Some viewers may also find it problematic that the film is centered on heads of state, and arguably inflates the importance of these leaders’ roles in creating change. It includes very few voices from the grassroots organizations that contribute to South America’s political movements. Ordinary citizens appear in spurts throughout the film, mainly in street demonstrations and in their neighborhoods playing traditional Venezuelan music, but they are not directly interviewed and their experiences are not conveyed. The tremendously popular Barrio Adentro public health care system in Venezuela and the unprecedented amount of small and medium-sized cooperative businesses the government has promoted received about 20 seconds of footage each. Had the film shown more of the concrete achievements of the left-leaning governments as described by the beneficiaries and community organizers, it would have strengthened the credibility of the various presidents’ claims and been a more accurate portrayal of the processes of change that are underway.
Finally, the film’s treatment of the issues of race and gender seems to lack the necessary thoroughness. The main argument put forth is that women, non-white, and working class people are now reaching the highest levels of power. This is certainly a new phenomenon with great symbolic importance, but framing it as substantial change in itself may be tokenistic or essentialist. The crucial point that the film does not make explicit is that, unlike President Barack Obama, Secretary of State Hillary Clinton, former Secretary of State Condoleezza Rice, former British Prime Minister Margaret Thatcher, and others, female, non-white, and working class politicians in South America are enacting specific policies to empower historically oppressed groups, reverse systemic race and gender oppression, and, in some cases, subvert capitalist exploitation. The idea expounded toward the end of the film that Latin American immigrants in the US might carry the flame of Bolivarianism within them seems to reflect some shaky racial reasoning, as well. It is also important to point out that the people interviewed for expert commentary include no women (except for President Fernandez), and the experiences of women are not well represented in the film.

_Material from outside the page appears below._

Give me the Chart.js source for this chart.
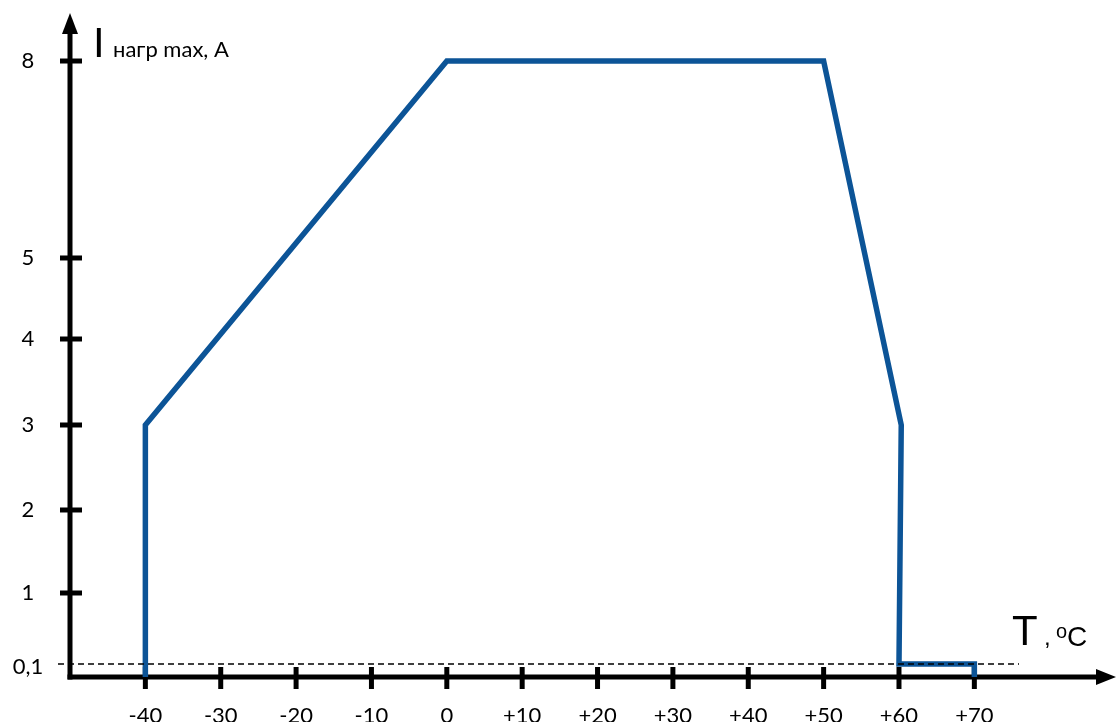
<!DOCTYPE html>
<html lang="ru">
<head>
    <meta charset="UTF-8">
    <title>Iнагр max vs T</title>
    <script src="https://cdn.jsdelivr.net/npm/chart.js"></script>
    <style>
        html, body { margin: 0; padding: 0; background: #fff; }
        #loadChart { display: block; }
    </style>
</head>
<body>
    <canvas id="loadChart" width="1116" height="722"></canvas>

    <script>
        // данные кривой: температура (°C) и максимальный ток нагрузки (A)
        const tempC = [-40, -40, 0, 50, 60.3, 60, 70, 70];
        const loadA = [0, 3, 8, 8, 3, 0.1, 0.1, 0];

        // подписи осей
        const xTicks = [-40, -30, -20, -10, 0, 10, 20, 30, 40, 50, 60, 70];
        const xTickLabels = ['-40', '-30', '-20', '-10', '0', '+10', '+20', '+30', '+40', '+50', '+60', '+70'];
        const yTicks = [0.1, 1, 2, 3, 4, 5, 8];
        const yTickLabels = ['0,1', '1', '2', '3', '4', '5', '8'];
        const dashedLevel = 0.1;

        // ось Y на рисунке не линейная (разрыв между 5 и 8) -> кусочно-линейная шкала
        const yBreakValues = [0, 0.1, 1, 2, 3, 4, 5, 8, 8.72];
        const yBreakFractions = [0, 0.0196, 0.1267, 0.2519, 0.3801, 0.5098, 0.632, 0.9291, 1];

        function interp(v, from, to) {
            if (v <= from[0]) return to[0];
            for (let i = 1; i < from.length; i++) {
                if (v <= from[i]) {
                    const t = (v - from[i - 1]) / (from[i] - from[i - 1]);
                    return to[i - 1] + t * (to[i] - to[i - 1]);
                }
            }
            return to[to.length - 1];
        }

        class BrokenLinearScale extends Chart.LinearScale {
            getPixelForValue(value) {
                const f = interp(value, yBreakValues, yBreakFractions);
                return this.bottom - f * (this.bottom - this.top);
            }
            getValueForPixel(pixel) {
                const f = (this.bottom - pixel) / (this.bottom - this.top);
                return interp(f, yBreakFractions, yBreakValues);
            }
        }
        BrokenLinearScale.id = 'brokenLinear';
        BrokenLinearScale.defaults = Chart.LinearScale.defaults;
        Chart.register(BrokenLinearScale);

        const LABEL_FONT = '22px Lato, "Open Sans", sans-serif';
        const SANS = '"Liberation Sans", Arial, sans-serif';

        // оси со стрелками, засечки и подписи
        const axesPlugin = {
            id: 'axesPlugin',
            beforeDatasetsDraw(chart) {
                const { ctx, chartArea, scales: { x, y } } = chart;
                const x0 = chartArea.left;
                const y0 = chartArea.bottom;
                ctx.save();
                ctx.strokeStyle = '#000';
                ctx.fillStyle = '#000';
                ctx.lineWidth = 5;
                ctx.lineCap = 'butt';

                // ось Y
                ctx.beginPath();
                ctx.moveTo(x0, y0 + 2.5);
                ctx.lineTo(x0, chartArea.top + 16);
                ctx.stroke();
                ctx.beginPath();
                ctx.moveTo(x0, chartArea.top - 1);
                ctx.lineTo(x0 - 8, chartArea.top + 20);
                ctx.lineTo(x0 + 8, chartArea.top + 20);
                ctx.closePath();
                ctx.fill();

                // ось X
                ctx.beginPath();
                ctx.moveTo(x0 - 2.5, y0);
                ctx.lineTo(chart.width - 16, y0);
                ctx.stroke();
                ctx.beginPath();
                ctx.moveTo(chart.width, y0);
                ctx.lineTo(chart.width - 20, y0 - 8);
                ctx.lineTo(chart.width - 20, y0 + 8);
                ctx.closePath();
                ctx.fill();

                // засечки
                xTicks.forEach(v => {
                    const px = x.getPixelForValue(v);
                    ctx.beginPath();
                    ctx.moveTo(px, y0 - 10);
                    ctx.lineTo(px, y0 + 12);
                    ctx.stroke();
                });
                yTicks.forEach(v => {
                    if (v === dashedLevel) return;
                    const py = y.getPixelForValue(v);
                    ctx.beginPath();
                    ctx.moveTo(x0 - 10, py);
                    ctx.lineTo(x0 + 12, py);
                    ctx.stroke();
                });

                // подписи засечек
                ctx.font = LABEL_FONT;
                ctx.textAlign = 'center';
                ctx.textBaseline = 'middle';
                xTicks.forEach((v, i) => {
                    ctx.fillText(xTickLabels[i], x.getPixelForValue(v), 716);
                });
                yTicks.forEach((v, i) => {
                    ctx.fillText(yTickLabels[i], 28, y.getPixelForValue(v) + (v === dashedLevel ? 3 : 0));
                });

                // названия осей
                ctx.textAlign = 'left';
                ctx.textBaseline = 'alphabetic';
                ctx.font = '42px ' + SANS;
                ctx.fillText('I', 93, 57);
                ctx.font = '22px Lato, "Open Sans", sans-serif';
                ctx.fillText('нагр max, A', 113, 57);

                ctx.font = '42px ' + SANS;
                ctx.fillText('T', 1012, 645);
                ctx.font = '24px ' + SANS;
                ctx.fillText(',', 1044, 645);
                ctx.font = '20px ' + SANS;
                ctx.fillText('o', 1056, 638);
                ctx.font = '28px ' + SANS;
                ctx.fillText('C', 1067, 646);
                ctx.restore();
            },
            afterDatasetsDraw(chart) {
                const { ctx, scales: { y } } = chart;
                const py = y.getPixelForValue(dashedLevel);
                ctx.save();
                ctx.strokeStyle = '#000';
                ctx.lineWidth = 1.3;
                ctx.setLineDash([6, 4]);
                ctx.beginPath();
                ctx.moveTo(58, py);
                ctx.lineTo(1019, py);
                ctx.stroke();
                ctx.restore();
            }
        };

        const ctx = document.getElementById('loadChart').getContext('2d');

        const chart = new Chart(ctx, {
            type: 'scatter',
            data: {
                datasets: [{
                    data: tempC.map((t, i) => ({ x: t, y: loadA[i] })),
                    showLine: true,
                    borderColor: '#0c5497',
                    borderWidth: 5.5,
                    borderJoinStyle: 'miter',
                    pointRadius: 0,
                    clip: false,
                }],
            },
            options: {
                responsive: false,
                animation: false,
                layout: { padding: { left: 70, right: 6, top: 14, bottom: 45 } },
                plugins: {
                    legend: { display: false },
                    tooltip: { enabled: false },
                },
                scales: {
                    x: { type: 'linear', min: -50, max: 88, display: false },
                    y: { type: 'brokenLinear', min: 0, max: 8.72, display: false },
                },
            },
            plugins: [axesPlugin],
        });
    </script>
</body>
</html>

If Stone’s target audience is the mainstream public that knows pretty much nothing about South America, then the film serves the purpose of provoking its audience to take interest and look beyond what the media feeds them, and hopefully be inspired to take action. The film’s accentuation of the hope inspired by South America’s leftist and progressive leaders is exactly the message that needs to be communicated to a politically disempowered US citizenry, although Stone’s implication that President Obama also embodies this hope is far-fetched considering Obama’s very conservative policies. Committed political activists who are somewhat or very knowledgeable about South American affairs may find that the film did not provide sufficient context or analysis, but the film is nonetheless useful for bringing people together to build a movement in solidarity with the countries portrayed in the film.